The patterned brass shade on the Column table lamp creates a visually intriguing moiré effect. In this design, Amanda Taarup Betz uses metal and etching to transfer her paper filigree patterns to a more stable medium without losing their delicate character. The inspiration for the lamp came in part from historical styles, including Louis XIV’s Versailles Palace, the rococo era and the Alhambra fortress in Andalusia, whose lavish and exuberant expression and intricate detailing stand in stark contrast to today’s emphasis on the strictly functional. Aiming for a more meditative feel, Amanda Taarup Betz uses ornamentation and patterns to spark an emotional response and invite pause and reflection.
Order here: www.amandabetz.com
b. 1975, Danish architect MAA
Amanda Betz graduated as an architect in 2005 after studies at the Royal Danish Academy of Fine Arts, School of Architecture and The Experimental Studio, Dept. 8. She has received numerous grants, including a grant from Esther & Jep Finks Mindelegat in 2015 for an exhibition at Galleri Superobjekt in Copenhagen and several grants from the Danish Arts Foundation, most recently in 2015. In 2005 she was awarded the VOLA prize for best graduation project from the Royal Danish Academy of Fine Arts, School of Architecture. She has exhibited widely, including ‘Lys_Objekt’ at Galleri Superobjekt in Copenhagen in 2015 and ‘Crafting Space’ at DAC, Danish Architecture Centre and ‘Lake of Fire’ at Den Frie Centre of Contemporary Art, both in 2011. Her lampshade ’Shayk’ for Artecnica Inc. is on sale in the MoMA shop in New York and featured on the cover of the shop catalogue in April 2015. Her pendant lamp ‘Cassiopeia’ is in production by the Danish lamp maker Le Klint.

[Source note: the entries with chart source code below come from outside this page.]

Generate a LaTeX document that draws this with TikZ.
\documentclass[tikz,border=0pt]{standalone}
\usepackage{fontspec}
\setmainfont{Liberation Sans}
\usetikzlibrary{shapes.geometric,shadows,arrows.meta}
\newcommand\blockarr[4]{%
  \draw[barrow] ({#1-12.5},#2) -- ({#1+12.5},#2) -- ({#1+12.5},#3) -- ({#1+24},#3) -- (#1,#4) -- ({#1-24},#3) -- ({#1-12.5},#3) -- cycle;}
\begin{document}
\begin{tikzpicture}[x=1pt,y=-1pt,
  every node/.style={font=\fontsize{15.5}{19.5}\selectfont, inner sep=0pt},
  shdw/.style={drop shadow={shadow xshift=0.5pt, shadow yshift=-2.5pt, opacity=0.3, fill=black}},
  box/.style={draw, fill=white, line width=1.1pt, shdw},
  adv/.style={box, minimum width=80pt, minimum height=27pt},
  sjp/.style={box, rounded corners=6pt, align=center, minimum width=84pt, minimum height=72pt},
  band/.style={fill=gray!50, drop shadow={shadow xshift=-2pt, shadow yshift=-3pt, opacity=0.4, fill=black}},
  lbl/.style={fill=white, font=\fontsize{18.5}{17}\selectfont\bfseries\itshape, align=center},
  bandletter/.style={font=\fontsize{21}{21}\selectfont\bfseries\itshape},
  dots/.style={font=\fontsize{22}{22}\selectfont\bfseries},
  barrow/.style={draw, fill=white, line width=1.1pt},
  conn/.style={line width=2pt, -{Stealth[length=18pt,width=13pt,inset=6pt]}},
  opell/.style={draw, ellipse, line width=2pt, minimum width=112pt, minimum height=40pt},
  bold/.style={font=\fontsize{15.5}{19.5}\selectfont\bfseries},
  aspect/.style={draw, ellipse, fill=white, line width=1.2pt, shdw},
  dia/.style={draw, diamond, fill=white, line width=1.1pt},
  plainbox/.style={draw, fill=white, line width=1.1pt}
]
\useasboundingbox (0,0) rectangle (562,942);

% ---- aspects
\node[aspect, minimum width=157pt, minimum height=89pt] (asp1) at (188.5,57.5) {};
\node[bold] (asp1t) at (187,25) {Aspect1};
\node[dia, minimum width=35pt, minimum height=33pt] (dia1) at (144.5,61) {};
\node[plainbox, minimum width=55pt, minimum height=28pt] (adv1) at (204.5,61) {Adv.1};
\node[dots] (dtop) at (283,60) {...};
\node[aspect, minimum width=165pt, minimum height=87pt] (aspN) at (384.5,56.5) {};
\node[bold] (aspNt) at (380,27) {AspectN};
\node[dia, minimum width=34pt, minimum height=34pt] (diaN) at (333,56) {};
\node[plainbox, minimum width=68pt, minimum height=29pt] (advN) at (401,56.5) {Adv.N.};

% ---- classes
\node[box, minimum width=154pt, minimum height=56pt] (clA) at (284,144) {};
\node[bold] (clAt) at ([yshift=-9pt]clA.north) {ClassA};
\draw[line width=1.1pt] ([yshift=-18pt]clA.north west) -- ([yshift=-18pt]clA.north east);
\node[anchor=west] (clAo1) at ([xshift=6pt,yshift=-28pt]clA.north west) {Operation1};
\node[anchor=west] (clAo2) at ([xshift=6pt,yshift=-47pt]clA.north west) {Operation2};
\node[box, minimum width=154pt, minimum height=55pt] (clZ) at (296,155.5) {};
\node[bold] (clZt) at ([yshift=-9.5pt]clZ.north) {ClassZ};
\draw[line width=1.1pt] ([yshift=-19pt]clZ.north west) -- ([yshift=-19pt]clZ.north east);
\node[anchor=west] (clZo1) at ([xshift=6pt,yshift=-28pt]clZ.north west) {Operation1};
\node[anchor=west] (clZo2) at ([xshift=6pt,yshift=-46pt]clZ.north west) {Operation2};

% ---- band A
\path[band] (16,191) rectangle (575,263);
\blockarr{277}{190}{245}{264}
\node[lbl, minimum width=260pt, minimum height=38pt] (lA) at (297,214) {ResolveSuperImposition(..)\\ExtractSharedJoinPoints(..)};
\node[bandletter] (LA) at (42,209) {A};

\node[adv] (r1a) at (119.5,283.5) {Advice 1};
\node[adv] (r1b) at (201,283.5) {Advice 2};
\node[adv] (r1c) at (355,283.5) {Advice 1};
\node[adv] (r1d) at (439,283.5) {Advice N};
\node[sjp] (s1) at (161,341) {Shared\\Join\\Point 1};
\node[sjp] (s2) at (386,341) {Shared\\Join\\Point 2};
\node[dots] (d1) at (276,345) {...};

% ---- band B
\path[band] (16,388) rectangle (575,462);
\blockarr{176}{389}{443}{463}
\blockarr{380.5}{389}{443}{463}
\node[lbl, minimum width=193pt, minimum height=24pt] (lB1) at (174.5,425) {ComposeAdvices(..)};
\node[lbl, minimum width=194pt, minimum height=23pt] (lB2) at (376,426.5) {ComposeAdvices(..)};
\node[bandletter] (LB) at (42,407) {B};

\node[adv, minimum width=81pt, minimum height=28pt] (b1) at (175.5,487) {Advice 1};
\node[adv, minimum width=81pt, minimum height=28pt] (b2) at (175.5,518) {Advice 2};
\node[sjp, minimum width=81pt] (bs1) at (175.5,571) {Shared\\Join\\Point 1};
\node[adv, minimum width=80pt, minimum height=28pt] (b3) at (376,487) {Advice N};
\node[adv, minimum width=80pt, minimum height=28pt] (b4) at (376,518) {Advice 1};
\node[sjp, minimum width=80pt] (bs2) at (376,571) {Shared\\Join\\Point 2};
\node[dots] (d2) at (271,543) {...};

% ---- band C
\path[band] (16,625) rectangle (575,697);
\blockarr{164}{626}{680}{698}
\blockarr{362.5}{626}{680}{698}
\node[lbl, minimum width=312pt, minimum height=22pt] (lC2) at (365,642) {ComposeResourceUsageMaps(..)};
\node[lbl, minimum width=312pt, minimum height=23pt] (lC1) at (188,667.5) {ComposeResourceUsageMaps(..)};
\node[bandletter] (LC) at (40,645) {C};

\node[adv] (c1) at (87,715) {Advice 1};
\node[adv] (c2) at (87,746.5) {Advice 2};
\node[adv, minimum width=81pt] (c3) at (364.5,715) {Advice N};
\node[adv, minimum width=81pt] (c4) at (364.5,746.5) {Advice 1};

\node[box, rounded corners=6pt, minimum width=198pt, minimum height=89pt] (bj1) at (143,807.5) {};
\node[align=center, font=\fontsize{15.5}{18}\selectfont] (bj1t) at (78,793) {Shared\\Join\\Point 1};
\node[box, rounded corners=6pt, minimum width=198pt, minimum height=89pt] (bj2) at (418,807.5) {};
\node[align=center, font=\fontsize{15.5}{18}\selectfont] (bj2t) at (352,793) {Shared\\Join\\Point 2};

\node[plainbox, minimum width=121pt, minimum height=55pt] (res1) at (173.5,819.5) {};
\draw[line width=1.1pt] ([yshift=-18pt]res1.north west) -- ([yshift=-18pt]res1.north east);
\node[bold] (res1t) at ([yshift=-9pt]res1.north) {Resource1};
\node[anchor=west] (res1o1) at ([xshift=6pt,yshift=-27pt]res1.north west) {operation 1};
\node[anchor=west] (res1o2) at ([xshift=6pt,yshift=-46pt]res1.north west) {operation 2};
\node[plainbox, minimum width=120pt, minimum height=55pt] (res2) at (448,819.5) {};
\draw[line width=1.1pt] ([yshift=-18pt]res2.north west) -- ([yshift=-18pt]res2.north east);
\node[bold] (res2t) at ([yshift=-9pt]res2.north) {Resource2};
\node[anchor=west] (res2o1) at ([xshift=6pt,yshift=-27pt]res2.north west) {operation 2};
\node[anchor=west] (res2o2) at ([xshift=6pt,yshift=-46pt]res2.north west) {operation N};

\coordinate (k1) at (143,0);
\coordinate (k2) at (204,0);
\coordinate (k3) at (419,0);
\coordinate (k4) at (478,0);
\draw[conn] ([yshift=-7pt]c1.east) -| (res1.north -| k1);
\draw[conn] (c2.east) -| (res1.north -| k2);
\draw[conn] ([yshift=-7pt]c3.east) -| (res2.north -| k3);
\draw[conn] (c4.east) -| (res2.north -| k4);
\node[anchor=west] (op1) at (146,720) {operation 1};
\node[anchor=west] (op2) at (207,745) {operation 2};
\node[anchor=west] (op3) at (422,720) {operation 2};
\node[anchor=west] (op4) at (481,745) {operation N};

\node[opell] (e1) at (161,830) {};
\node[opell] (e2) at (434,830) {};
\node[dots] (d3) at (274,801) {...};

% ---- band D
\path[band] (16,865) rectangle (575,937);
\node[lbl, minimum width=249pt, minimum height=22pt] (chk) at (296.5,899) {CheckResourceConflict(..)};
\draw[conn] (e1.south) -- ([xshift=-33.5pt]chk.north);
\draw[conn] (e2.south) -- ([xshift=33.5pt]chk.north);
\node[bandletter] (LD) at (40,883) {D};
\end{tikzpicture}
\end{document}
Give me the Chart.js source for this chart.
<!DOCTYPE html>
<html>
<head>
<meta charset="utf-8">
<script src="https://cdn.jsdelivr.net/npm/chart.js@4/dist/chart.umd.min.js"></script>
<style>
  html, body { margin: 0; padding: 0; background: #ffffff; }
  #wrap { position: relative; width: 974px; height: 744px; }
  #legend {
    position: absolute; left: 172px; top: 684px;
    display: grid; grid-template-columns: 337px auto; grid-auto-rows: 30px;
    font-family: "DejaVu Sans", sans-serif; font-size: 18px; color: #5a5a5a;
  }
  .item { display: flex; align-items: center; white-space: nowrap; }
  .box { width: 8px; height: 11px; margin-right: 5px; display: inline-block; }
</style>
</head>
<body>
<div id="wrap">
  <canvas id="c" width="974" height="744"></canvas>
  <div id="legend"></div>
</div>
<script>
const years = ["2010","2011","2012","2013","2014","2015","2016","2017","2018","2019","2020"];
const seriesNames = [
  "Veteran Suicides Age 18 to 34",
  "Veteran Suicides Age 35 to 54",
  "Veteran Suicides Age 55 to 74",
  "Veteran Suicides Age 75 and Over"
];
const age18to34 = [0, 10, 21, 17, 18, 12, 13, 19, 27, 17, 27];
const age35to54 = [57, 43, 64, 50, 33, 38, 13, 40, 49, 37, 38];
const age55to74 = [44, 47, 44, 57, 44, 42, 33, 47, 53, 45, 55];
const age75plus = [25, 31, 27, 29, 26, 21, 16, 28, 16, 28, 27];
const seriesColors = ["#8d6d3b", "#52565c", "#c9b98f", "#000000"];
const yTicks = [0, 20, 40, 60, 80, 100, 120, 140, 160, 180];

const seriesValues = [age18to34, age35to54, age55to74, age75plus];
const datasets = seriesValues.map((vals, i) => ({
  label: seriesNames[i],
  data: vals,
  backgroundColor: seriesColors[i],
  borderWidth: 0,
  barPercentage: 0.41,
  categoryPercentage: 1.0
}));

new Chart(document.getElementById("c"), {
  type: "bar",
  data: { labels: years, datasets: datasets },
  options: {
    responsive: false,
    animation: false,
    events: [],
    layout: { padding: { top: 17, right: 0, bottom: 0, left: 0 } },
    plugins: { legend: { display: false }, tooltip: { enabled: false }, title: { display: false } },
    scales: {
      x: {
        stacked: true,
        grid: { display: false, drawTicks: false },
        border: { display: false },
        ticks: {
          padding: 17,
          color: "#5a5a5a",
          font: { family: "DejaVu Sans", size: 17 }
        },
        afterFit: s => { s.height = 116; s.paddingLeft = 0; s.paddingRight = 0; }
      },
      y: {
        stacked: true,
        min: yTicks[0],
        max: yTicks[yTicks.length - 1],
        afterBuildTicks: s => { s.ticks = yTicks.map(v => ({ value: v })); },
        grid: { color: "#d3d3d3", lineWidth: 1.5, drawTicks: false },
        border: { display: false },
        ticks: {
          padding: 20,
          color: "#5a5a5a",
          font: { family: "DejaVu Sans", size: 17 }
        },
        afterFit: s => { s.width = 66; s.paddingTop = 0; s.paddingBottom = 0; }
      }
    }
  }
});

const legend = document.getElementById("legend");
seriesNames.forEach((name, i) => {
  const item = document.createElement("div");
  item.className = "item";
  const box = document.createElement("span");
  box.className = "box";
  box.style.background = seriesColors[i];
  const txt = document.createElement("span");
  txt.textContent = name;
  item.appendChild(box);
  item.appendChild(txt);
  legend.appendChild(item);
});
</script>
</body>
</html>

Amanda Betz’s creative process typically begins with paper that she folds, cuts and prints and with classic pencil sketches. Later, these paper sketches or prototypes are then translated to sturdier materials. She is particularly interested in the use of patterns, which she always approaches from a three-dimensional perspective. Her patterns never remain two-dimensional but take on a spatial character that turns the pattern into a three-dimensional object rather than mere surface ornamentation. She enjoys pushing the boundaries of her materials, especially paper, to achieve new experimental shapes. These early stages are often reflected in products that maintain some of the delicate and fragile expression of the initial paper drafts. The inspiration for her products often springs from the visual effects of patterns, light and shadow combined with studies of architecture and design history.